1) un regard distancié et ironique, qui est tout sauf de l'histoire, de la politique, de la psychologie ou de la science, qui n'est pas un discours de vérité au sens où on l'entend habituellement, mais une fiction révélatrice (ce que Proust a baptisé une " paire de lunettes " destinée à voir le monde d'une certaine façon).

2) une forme en prose, c'est-à-dire radicalement différente de la poésie, radicalement différente en ce sens que c'est une forme qui repose et qui fait intervenir des personnages, c'est-à-dire des " moi fantasmés ", des " moi fictifs " de l'auteur, ayant pour fonction d'explorer un thème, une potentialité de l'existence.

3) l'auteur ne doit pas avoir une vision trop précise ni trop arrêtée de ce que sera cette exploration exercée par ses personnages, il doit laisser la porte ouverte à ce qui est présent en lui mais dont il n'est pas conscient lui-même, il doit sans cesse être sensible et écouter la " sagesse du roman " qui en sait toujours beaucoup plus que lui ne peut l'envisager sur le thème en question.

Ce que j'ai moins aimé dans cet ensemble qu'est L'Art du roman, par rapport à ses autres essais du même type, c'est qu'il s'y appesantit davantage sur ses propres écrits. Ça, en soi, ça ne me dérangerait pas en tant que tel, mais ce qui me dérange, c'est qu'il m'a semblé qu'il essayait de se justifier, ou de nous expliquer comment il fallait comprendre tel ou tel passage de ses livres. Là, moi, ça me dérange, car j'aime bien voir ou comprendre ce que j'ai envie dans les livres. Pour moi, un écrit doit se défendre tout seul, sans aide ni intervention de l'auteur (ni de personne d'ailleurs, c'est une relation intime entre une émanation d'un auteur et un lecteur donné).

La partie qui m'a la moins intéressée a été la cinquième, dédiée à Kafka. Je n'y ai pas appris grand chose et, surtout lorsque je la compare avec ce qu'il en dira plus tard dans Les Testaments trahis, je la trouve assez légère, voire faible. Toutefois, ma vision aurait peut-être été différente si j'avais lu d'abord ce livre avant celui qui vient, chronologiquement, après, n'est-ce pas ?
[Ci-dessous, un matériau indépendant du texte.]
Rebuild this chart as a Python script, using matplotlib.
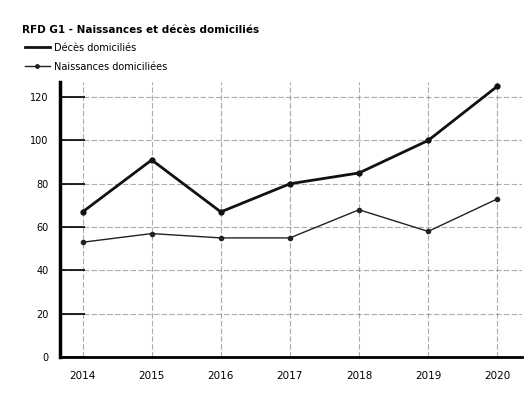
import matplotlib
matplotlib.use("Agg")
import matplotlib.pyplot as plt
from matplotlib.lines import Line2D

years = ["2014", "2015", "2016", "2017", "2018", "2019", "2020"]
deces = [67, 91, 67, 80, 85, 100, 125]
naissances = [53, 57, 55, 55, 68, 58, 73]
yticks = [0, 20, 40, 60, 80, 100, 120]

plt.rcParams['font.family'] = ['DejaVu Sans']

fig = plt.figure(figsize=(5.29, 4.0), dpi=100)
ax = fig.add_axes([0.113, 0.1075, 0.874, 0.6875])
x = list(range(len(years)))

ax.plot(x, deces, color="#111111", lw=2.0, marker="o", ms=3.5, zorder=3)
ax.plot(x, naissances, color="#222222", lw=1.0, marker="o", ms=3.0, zorder=3)

ax.set_xlim(-0.33, len(years) - 1 + 0.36)
ax.set_ylim(0, 127)
ax.set_yticks(yticks)
ax.set_xticks(x)
ax.set_xticklabels(years, fontsize=7.5)
ax.set_yticklabels([str(v) for v in yticks], fontsize=7)
ax.tick_params(axis='y', length=18, width=1.2, direction='in', pad=8)
ax.tick_params(axis='x', length=0, pad=10)

ax.grid(True, color="#777777", lw=0.8, ls=(0, (5, 2)), alpha=0.6)
ax.set_axisbelow(True)
for s in ["top", "right"]:
    ax.spines[s].set_visible(False)
ax.spines["left"].set_linewidth(2.5)
ax.spines["bottom"].set_linewidth(2.0)

fig.text(0.042, 0.925, "RFD G1 - Naissances et décès domiciliés",
         fontsize=7.5, fontweight="bold", va="center")

handles = [Line2D([], [], color="#111111", lw=2.0),
           Line2D([], [], color="#222222", lw=1.0, marker="o", ms=2.5)]
fig.legend(handles, ["Décès domiciliés", "Naissances domiciliées"],
           loc="upper left", bbox_to_anchor=(0.035, 0.91), frameon=False,
           fontsize=7, handlelength=2.5, handletextpad=0.4, labelspacing=0.9,
           borderpad=0.2)

fig.savefig("out.png", dpi=100)
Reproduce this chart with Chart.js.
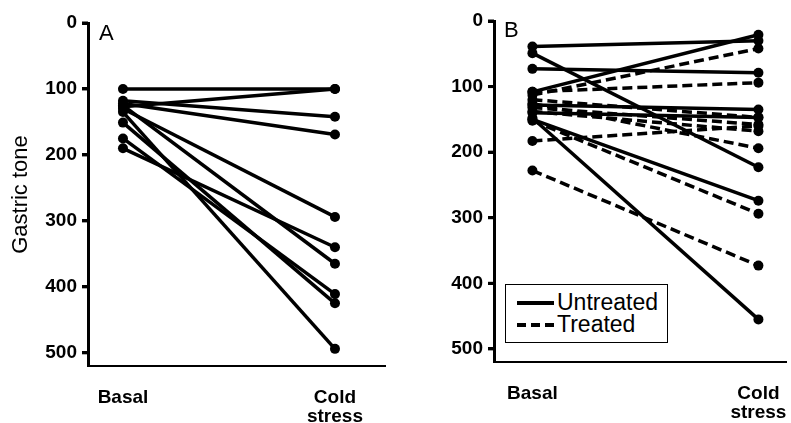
<!DOCTYPE html>
<html>
<head>
<meta charset="utf-8">
<script src="https://cdn.jsdelivr.net/npm/chart.js@4.4.1/dist/chart.umd.min.js"></script>
<style>
html, body { margin: 0; padding: 0; background: #fff; }
#wrap { position: relative; width: 791px; height: 423px; overflow: hidden; font-family: "Liberation Sans", Arial, sans-serif; }
canvas { position: absolute; top: 0; }
#cA { left: 0; }
#cB { left: 395px; }
.tag { position: absolute; font-size: 22px; line-height: 22px; color: #000; }
#legend { position: absolute; left: 505px; top: 284px; width: 161px; height: 57px; border: 1.5px solid #000; background: #fff; }
#legend .row { position: absolute; left: 0; height: 24px; font-size: 23px; line-height: 24px; }
#legend .smp { position: absolute; left: 11px; width: 37px; height: 4px; }
#legend .txt { position: absolute; left: 51px; top: 0; white-space: nowrap; }
</style>
</head>
<body>
<div id="wrap">
  <canvas id="cA" width="395" height="423"></canvas>
  <canvas id="cB" width="396" height="423"></canvas>
  <div class="tag" style="left:99px;top:22px">A</div>
  <div class="tag" style="left:504px;top:19px">B</div>
  <div id="legend">
    <div class="row" style="top:5px"><div class="smp" style="top:11px;background:#000"></div><div class="txt">Untreated</div></div>
    <div class="row" style="top:27px"><div class="smp" style="top:11px;background:repeating-linear-gradient(90deg,#000 0 9px,transparent 9px 14px)"></div><div class="txt">Treated</div></div>
  </div>
</div>
<script>
const FONT = '"Liberation Sans", Arial, sans-serif';
const phases = ['Basal', ['Cold', 'stress']];
const toneTicks = [0, 100, 200, 300, 400, 500];

// panel A: one line per animal
const basalA = [100, 127, 118, 122, 130, 190, 125, 175, 151, 135];
const coldA  = [100, 100, 142, 169, 294, 340, 365, 411, 425, 494];

// panel B
const basalUntreated = [39, 49, 73, 108, 128, 140, 150, 148];
const coldUntreated  = [30, 223, 79, 21, 135, 147, 274, 455];
const basalTreated = [113, 108, 120, 132, 138, 126, 183, 152, 228];
const coldTreated  = [42, 94, 147, 158, 168, 194, 160, 294, 373];

function pairs(basal, cold, dash) {
    return basal.map((b, i) => ({
        data: [{ x: 0, y: b }, { x: 1, y: cold[i] }],
        borderColor: '#000', borderWidth: 3.5, borderDash: dash,
        pointRadius: 5, pointBackgroundColor: '#000', pointBorderWidth: 0,
        clip: false
    }));
}

// short tick marks left of the y axis
const tickMarks = {
    id: 'tickMarks',
    afterDraw(chart) {
        const y = chart.scales.y, ctx = chart.ctx;
        ctx.save();
        ctx.strokeStyle = '#000'; ctx.lineWidth = 3;
        y.ticks.forEach(t => {
            const py = y.getPixelForValue(t.value);
            ctx.beginPath(); ctx.moveTo(y.right - 6, py); ctx.lineTo(y.right, py); ctx.stroke();
        });
        ctx.restore();
    }
};

function toneAxis(width, showTitle) {
    return {
        type: 'linear', reverse: true, min: 0, max: 520,
        afterBuildTicks(s) { s.ticks = toneTicks.map(v => ({ value: v })); },
        afterFit(s) { s.width = width; s.paddingTop = 0; s.paddingBottom = 0; },
        ticks: { color: '#000', font: { size: 19, weight: 'bold', family: FONT }, padding: 5 },
        grid: { display: true, drawOnChartArea: false, drawTicks: true, tickLength: 6, tickWidth: 3, tickColor: '#000' },
        border: { display: true, color: '#000', width: 3 },
        title: { display: showTitle, text: 'Gastric tone', color: '#000', font: { size: 22, family: FONT }, padding: { top: 8, bottom: 0 } }
    };
}

function phaseAxis(min, max, height) {
    return {
        type: 'linear', min, max,
        afterBuildTicks(s) { s.ticks = phases.map((p, i) => ({ value: i })); },
        afterFit(s) { s.height = height; s.paddingLeft = 0; s.paddingRight = 0; },
        ticks: { callback: v => phases[v], color: '#000', font: { size: 19, weight: 'bold', family: FONT, lineHeight: 1.0 }, padding: 22, maxRotation: 0, autoSkip: false },
        grid: { display: false, drawTicks: false },
        border: { display: true, color: '#000', width: 2 }
    };
}

function panel(id, datasets, yWidth, xMin, xMax, xHeight, pad, showTitle) {
    return new Chart(document.getElementById(id), {
        type: 'line',
        data: { datasets },
        options: {
            responsive: false, animation: false, devicePixelRatio: 1,
            layout: { padding: pad },
            plugins: { legend: { display: false }, tooltip: { enabled: false } },
            scales: { x: phaseAxis(xMin, xMax, xHeight), y: toneAxis(yWidth, showTitle) }
        },
        plugins: [tickMarks]
    });
}

panel('cA', pairs(basalA, coldA, []), 88, -0.165, 1.236, 57, { top: 23, right: 10, left: 0, bottom: 0 }, true);
panel('cB', pairs(basalUntreated, coldUntreated, []).concat(pairs(basalTreated, coldTreated, [10, 5])),
      99, -0.17, 1.122, 61, { top: 21, right: 0, left: 0, bottom: 0 }, false);
</script>
</body>
</html>
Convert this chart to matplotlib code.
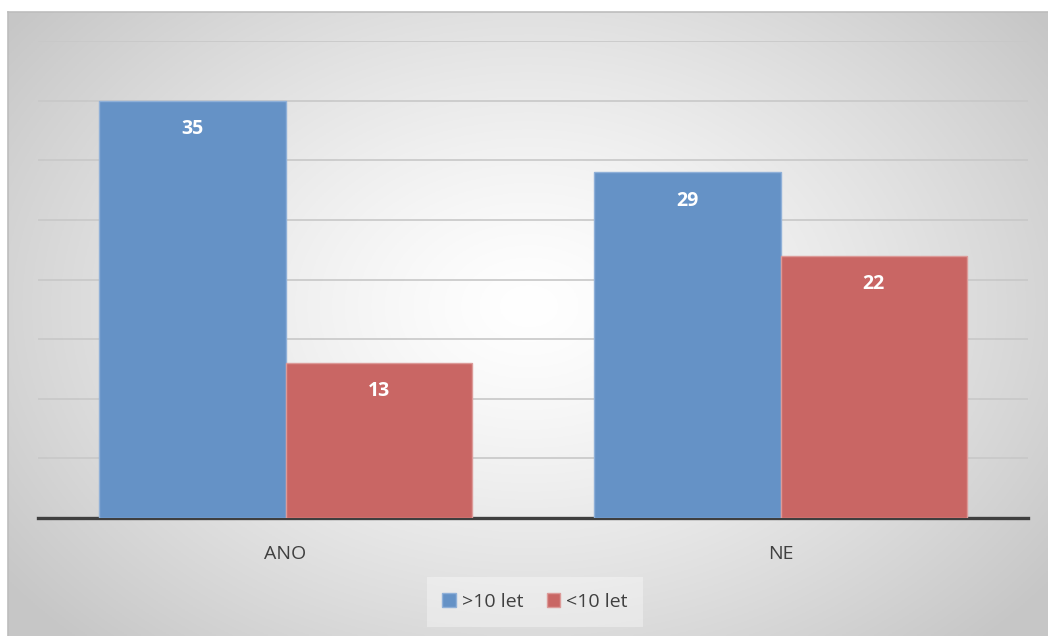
import numpy as np
import matplotlib
matplotlib.use("Agg")
import matplotlib.pyplot as plt

categories = ["ANO", "NE"]
series_names = [">10 let", "<10 let"]
over10 = [35, 29]
under10 = [13, 22]
colors = ["#6592C6", "#C96664"]

plt.rcParams['font.family'] = ['Open Sans', 'DejaVu Sans']

W, H = 1048, 636
fig = plt.figure(figsize=(W / 100, H / 100), dpi=100)
fig.patch.set_facecolor("white")

# background radial gradient panel
bx0, by0 = 8, 12
bg = fig.add_axes([bx0 / W, 0, (W - bx0) / W, (H - by0) / H])
bg.set_axis_off()
ny, nx = 300, 500
yy, xx = np.mgrid[0:ny, 0:nx]
cx, cy = 0.5 * nx, 0.47 * ny
r = np.sqrt(((xx - cx) / (0.62 * nx)) ** 2 + ((yy - cy) / (0.62 * ny * 1.2)) ** 2)
r = np.clip(r, 0, 1)
val = 1.0 - 0.22 * r ** 1.3
img = np.dstack([val, val, val])
bg.imshow(img, extent=[0, 1, 0, 1], aspect="auto", origin="upper")
bg.set_xlim(0, 1)
bg.set_ylim(0, 1)
bg.plot([0, 1], [1, 1], color="#BDBDBD", lw=1.2, transform=bg.transAxes, clip_on=False)
bg.plot([0, 0], [0, 1], color="#BDBDBD", lw=1.2, transform=bg.transAxes, clip_on=False)

left, right, base, top = 38, 1028, 518, 41
ax = fig.add_axes([left / W, (H - base) / H, (right - left) / W, (base - top) / H])
ax.set_facecolor("none")
ax.set_xlim(-0.5, 1.5)
ax.set_ylim(0, 40)
for s in ["top", "right", "left"]:
    ax.spines[s].set_visible(False)
ax.spines["bottom"].set_color("#3F3F3F")
ax.spines["bottom"].set_linewidth(2.4)
ax.set_yticks(np.arange(5, 45, 5))
ax.yaxis.grid(True, color="#C8C8C8", lw=1.2)
ax.set_axisbelow(True)
ax.tick_params(axis="y", left=False, labelleft=False)
ax.tick_params(axis="x", bottom=False, labelsize=14, labelcolor="#404040", pad=16)

x = np.arange(len(categories))
bw = 0.376
b1 = ax.bar(x - bw / 2, over10, bw, color=colors[0], edgecolor="#8FB0D8", lw=1.0, label=series_names[0], zorder=3)
b2 = ax.bar(x + bw / 2, under10, bw, color=colors[1], edgecolor="#DC9A98", lw=1.0, label=series_names[1], zorder=3)
ax.set_xticks(x)
ax.set_xticklabels(categories)

for bars, vals in [(b1, over10), (b2, under10)]:
    for b, v in zip(bars, vals):
        ax.annotate(str(v), (b.get_x() + b.get_width() / 2, v), xytext=(0, -20.5),
                    textcoords="offset points", ha="center", va="center",
                    color="white", fontsize=14, fontweight="bold", zorder=4)

leg = fig.legend(handles=[b1, b2], labels=series_names, loc="center",
                 bbox_to_anchor=(535 / W, (H - 602) / H), ncol=2, frameon=True,
                 fontsize=14, handlelength=0.7, handleheight=0.7, handletextpad=0.3,
                 columnspacing=1.2, labelcolor="#404040", borderpad=0.5)
leg.get_frame().set_facecolor("white")
leg.get_frame().set_alpha(0.35)
leg.get_frame().set_edgecolor("none")
leg.get_frame().set_boxstyle("square")

fig.savefig("out.png", dpi=100)
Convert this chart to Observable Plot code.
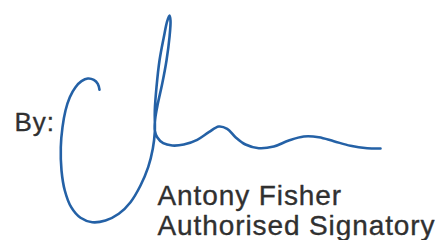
<!DOCTYPE html>
<html>
<head>
<meta charset="utf-8">
<script src="https://cdn.jsdelivr.net/npm/d3@7"></script>
<script src="https://cdn.jsdelivr.net/npm/@observablehq/plot@0.6"></script>
<style>
  html, body { margin: 0; padding: 0; background: #fff; }
  #chart svg { display: block; }
</style>
</head>
<body>
<div id="chart"></div>
<script>
// Signature stroke points (x, y in picture units, y downward)
const strokeX = [99,97.3,93.3,87.3,81,75,69.3,65,62,60.3,61,64.3,70.7,80,91.7,105,118.3,130,140,147.7,152.3,154.3,154.3,156,159,163.3,166.7,169,170,169,166,161.7,157.3,154.7,154.3,156.7,162.7,171.7,183.3,196.7,208.3,218.3,226.7,235,245,258.3,273.3,288.3,303.3,318.3,333.3,350,366.7,380];
const strokeY = [89.3,83.3,79.3,78,80.7,86.7,96.7,110,126.7,146.7,170,190,206.7,217.3,221.7,220,213.3,201.7,185,166.7,148.3,131.7,110,86.7,60,36.7,20.7,15,20,36.7,60,83.3,103.3,118.3,130,136.7,142.7,145,144,139.3,131.7,126,128.3,136.7,144,147.7,146,140,136,136.7,140.7,145.3,147.7,148];

// Text labels
const labelText = ["By:", "Antony Fisher", "Authorised Signatory"];
const labelX = [14, 157, 157];
const labelY = [130, 204, 234];

const stroke = strokeX.map((x, i) => ({x, y: strokeY[i]}));
const labels = labelText.map((t, i) => ({t, x: labelX[i], y: labelY[i]}));

const textStyle = {x: "x", y: "y", text: "t", textAnchor: "start", lineAnchor: "bottom", fontFamily: "Liberation Sans, Arial, sans-serif", fill: "#303030", stroke: "#303030", strokeWidth: 0.35};

const chart = Plot.plot({
  width: 443,
  height: 240,
  margin: 0,
  style: {background: "#fff"},
  x: {domain: [0, 443], range: [0, 443], axis: null},
  y: {domain: [0, 240], range: [0, 240], axis: null},
  marks: [
    Plot.line(stroke, {x: "x", y: "y", curve: "catmull-rom", stroke: "#2461a6", strokeWidth: 2.6, strokeLinecap: "round", strokeLinejoin: "round"}),
    Plot.text(labels.slice(0, 1), {...textStyle, fontSize: 26}),
    Plot.text(labels.slice(1), {...textStyle, fontSize: 28})
  ]
});
chart.querySelectorAll("text").forEach(t => t.setAttribute("letter-spacing", "0.9"));
document.getElementById("chart").appendChild(chart);
</script>
</body>
</html>
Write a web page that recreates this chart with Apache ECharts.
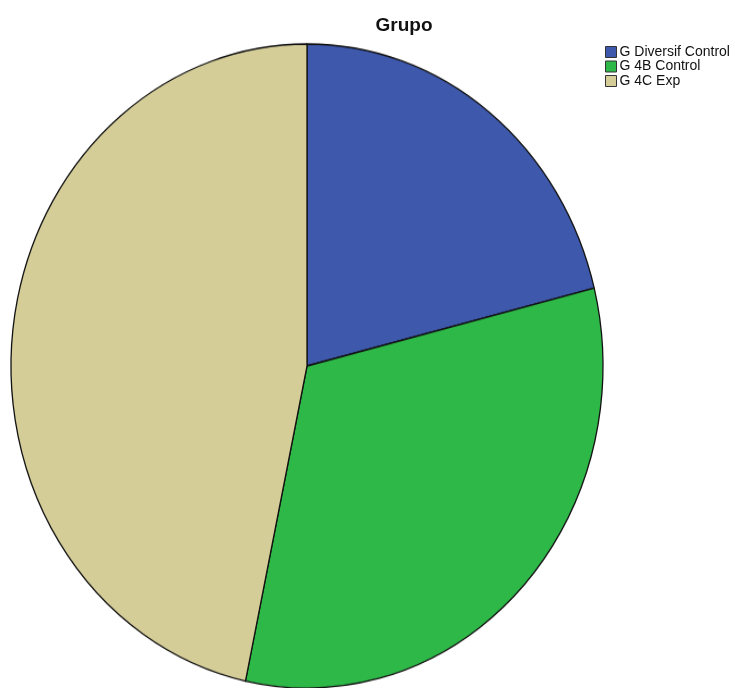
<!DOCTYPE html>
<html>
<head>
<meta charset="utf-8">
<script src="https://cdn.jsdelivr.net/npm/echarts@6/dist/echarts.min.js"></script>
<style>
html,body{margin:0;padding:0;background:#fff;overflow:hidden;}
#wrap{position:relative;width:735px;height:688px;overflow:hidden;}
#pie{position:absolute;left:0;top:0;width:735px;height:688px;transform-origin:307px 366px;transform:scaleY(1.088);}
#over{position:absolute;left:0;top:0;width:735px;height:688px;pointer-events:none;}
</style>
</head>
<body>
<div id="wrap"><div id="pie"></div><div id="over"></div></div>
<script>
const categories = ['G Diversif Control', 'G 4B Control', 'G 4C Exp'];
const values = [19, 29, 42];
const colors = ['#3e58ac', '#2eb848', '#d5cd98'];
const titleText = 'Grupo';

const data = categories.map((c, i) => ({ name: c, value: values[i], itemStyle: { color: colors[i] } }));

const pie = echarts.init(document.getElementById('pie'), null, { renderer: 'canvas' });
pie.setOption({
  animation: false,
  series: [{
    type: 'pie',
    center: [307, 366],
    radius: 296,
    startAngle: 90,
    clockwise: true,
    label: { show: false },
    labelLine: { show: false },
    itemStyle: { borderColor: '#111', borderWidth: 1.3 },
    emphasis: { disabled: true },
    data: data
  }]
});

const over = echarts.init(document.getElementById('over'), null, { renderer: 'canvas' });
over.setOption({
  animation: false,
  title: {
    text: titleText, left: 399, top: 11, textAlign: 'center',
    textStyle: { fontFamily: 'Liberation Sans, Arial', fontWeight: 'bold', fontSize: 19, color: '#111' }
  },
  legend: {
    orient: 'vertical', left: 600, top: 40,
    icon: 'rect', itemWidth: 11, itemHeight: 11, itemGap: 0.5,
    selectedMode: false,
    itemStyle: { borderColor: '#333', borderWidth: 1 },
    textStyle: { fontFamily: 'Liberation Sans, Arial', fontSize: 14, lineHeight: 13, color: '#111', padding: [0, 0, 0, -2] },
    data: categories
  },
  series: [{
    type: 'pie', radius: 0, center: [-100, -100], silent: true,
    label: { show: false }, labelLine: { show: false },
    data: data
  }]
});
</script>
</body>
</html>
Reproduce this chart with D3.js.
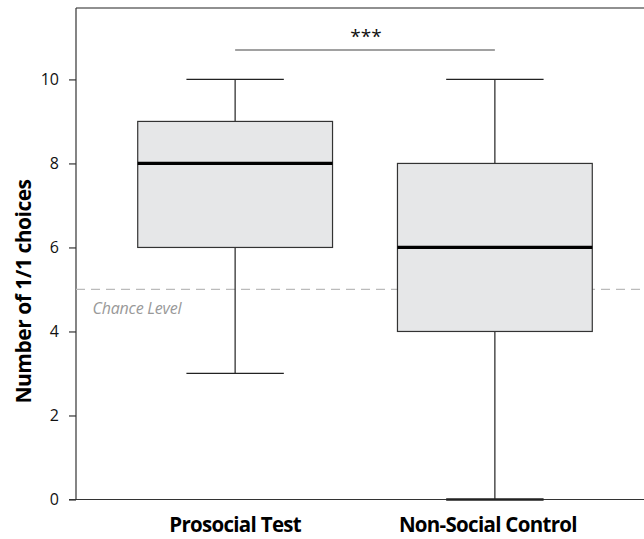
<!DOCTYPE html>
<html><head><meta charset="utf-8">
<script src="https://cdn.jsdelivr.net/npm/d3@7"></script>
<style>body{margin:0;background:#fff}svg{display:block}</style>
</head><body>
<svg id="c" width="644" height="539"></svg>
<script>
const categories = ["Prosocial Test", "Non-Social Control"];
const whiskerLow = [3, 0];
const q1 = [6, 4];
const medians = [8, 6];
const q3 = [9, 8];
const whiskerHigh = [10, 10];
const yTicks = [0, 2, 4, 6, 8, 10];
const chanceLevel = 5;
const sigLabel = "***";
const sigLevel = 10.7;

(function () {
const svg = d3.select("#c");
const font = "'Open Sans', 'Noto Sans', sans-serif";
const mLeft = 76, mRight = 644, mTop = 8, mBottom = 499.5;
const y = d3.scaleLinear().domain([0, 11.7]).range([mBottom, mTop]);
const x = d3.scaleBand().domain(categories).range([105.25, 624.75]).padding(0);
const bw = x.bandwidth() * 0.75;
const cap = bw / 4;

svg.append("line").attr("x1", mLeft).attr("x2", mRight).attr("y1", mTop).attr("y2", mTop)
  .attr("stroke", "#222").attr("stroke-width", 1.2);

const ya = svg.append("g").attr("transform", `translate(${mLeft},0)`)
  .call(d3.axisLeft(y).tickValues(yTicks).tickSize(7).tickPadding(10).tickSizeOuter(0));
ya.select(".domain").attr("stroke", "#333").attr("stroke-width", 1.2).attr("d", `M0,${mTop}V${mBottom}`);
ya.selectAll(".tick line").attr("stroke", "#333").attr("stroke-width", 1.2);
ya.selectAll(".tick text").attr("font-family", font).attr("font-size", 16).attr("fill", "#111");

svg.append("line").attr("x1", mLeft - 7).attr("x2", mRight).attr("y1", y(0)).attr("y2", y(0))
  .attr("stroke", "#333").attr("stroke-width", 1.2);

svg.append("line").attr("x1", mLeft).attr("x2", mRight).attr("y1", y(chanceLevel)).attr("y2", y(chanceLevel))
  .attr("stroke", "#bbb").attr("stroke-width", 1.2).attr("stroke-dasharray", "9,6");
svg.append("text").attr("x", 92.5).attr("y", y(chanceLevel) + 25).text("Chance Level")
  .attr("font-family", font).attr("font-style", "italic").attr("font-size", 16).attr("fill", "#999")
  .attr("letter-spacing", "-0.2");

categories.forEach((c, i) => {
  const cx = x(c) + x.bandwidth() / 2;
  const g = svg.append("g");
  g.append("line").attr("x1", cx).attr("x2", cx).attr("y1", y(whiskerHigh[i])).attr("y2", y(q3[i]))
    .attr("stroke", "#222").attr("stroke-width", 1.2);
  g.append("line").attr("x1", cx).attr("x2", cx).attr("y1", y(q1[i])).attr("y2", y(whiskerLow[i]))
    .attr("stroke", "#222").attr("stroke-width", 1.2);
  g.append("line").attr("x1", cx - cap).attr("x2", cx + cap).attr("y1", y(whiskerHigh[i])).attr("y2", y(whiskerHigh[i]))
    .attr("stroke", "#222").attr("stroke-width", 1.2);
  g.append("line").attr("x1", cx - cap).attr("x2", cx + cap).attr("y1", y(whiskerLow[i])).attr("y2", y(whiskerLow[i]))
    .attr("stroke", "#222").attr("stroke-width", whiskerLow[i] === 0 ? 2.4 : 1.2);
  g.append("rect").attr("x", cx - bw / 2).attr("width", bw).attr("y", y(q3[i])).attr("height", y(q1[i]) - y(q3[i]))
    .attr("fill", "#e6e7e8").attr("stroke", "#333").attr("stroke-width", 1.2);
  g.append("line").attr("x1", cx - bw / 2).attr("x2", cx + bw / 2).attr("y1", y(medians[i])).attr("y2", y(medians[i]))
    .attr("stroke", "#000").attr("stroke-width", 3.2);
  svg.append("text").attr("x", cx - (i === 1 ? 7 : 0)).attr("y", 532).attr("text-anchor", "middle").text(c)
    .attr("font-family", font).attr("font-weight", "bold").attr("font-size", 20.5).attr("fill", "#000")
    .attr("letter-spacing", "-0.7");
});

const c0 = x(categories[0]) + x.bandwidth() / 2, c1 = x(categories[1]) + x.bandwidth() / 2;
svg.append("line").attr("x1", c0).attr("x2", c1).attr("y1", y(sigLevel)).attr("y2", y(sigLevel))
  .attr("stroke", "#444").attr("stroke-width", 1.2);
svg.append("text").attr("x", (c0 + c1) / 2 + 1).attr("y", y(sigLevel) - 7).attr("text-anchor", "middle").text(sigLabel)
  .attr("font-family", font).attr("font-size", 19).attr("fill", "#111");

svg.append("text").attr("transform", `translate(31,291.5) rotate(-90)`)
  .attr("text-anchor", "middle").text("Number of 1/1 choices")
  .attr("font-family", font).attr("font-weight", "bold").attr("font-size", 21).attr("fill", "#000")
  .attr("letter-spacing", "-0.5");
})();
</script>
</body></html>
(Vous voyez, quand je vous dis que ça me porte parfois préjudice... Néanmoins, comme je l'ai explicité au paragraphe précédent, pour moi, un écrit doit savoir se défendre tout seul, s'il perd tout ou partie de son intérêt en en ayant découvert un autre préalablement, c'est qu'il n'était pas si intéressant que cela, en soi.)

En somme, bonne impression d'ensemble, des choses très pertinentes et intéressantes de soulevées ici ou là sur différentes questions, mais un petit quelque chose qui me manque pour être totalement séduite. Je vous abandonne en vous révélant que selon mes conceptions de L'Art de la critique, celle-ci ne représente que mon avis, c'est-à-dire, pas grand-chose.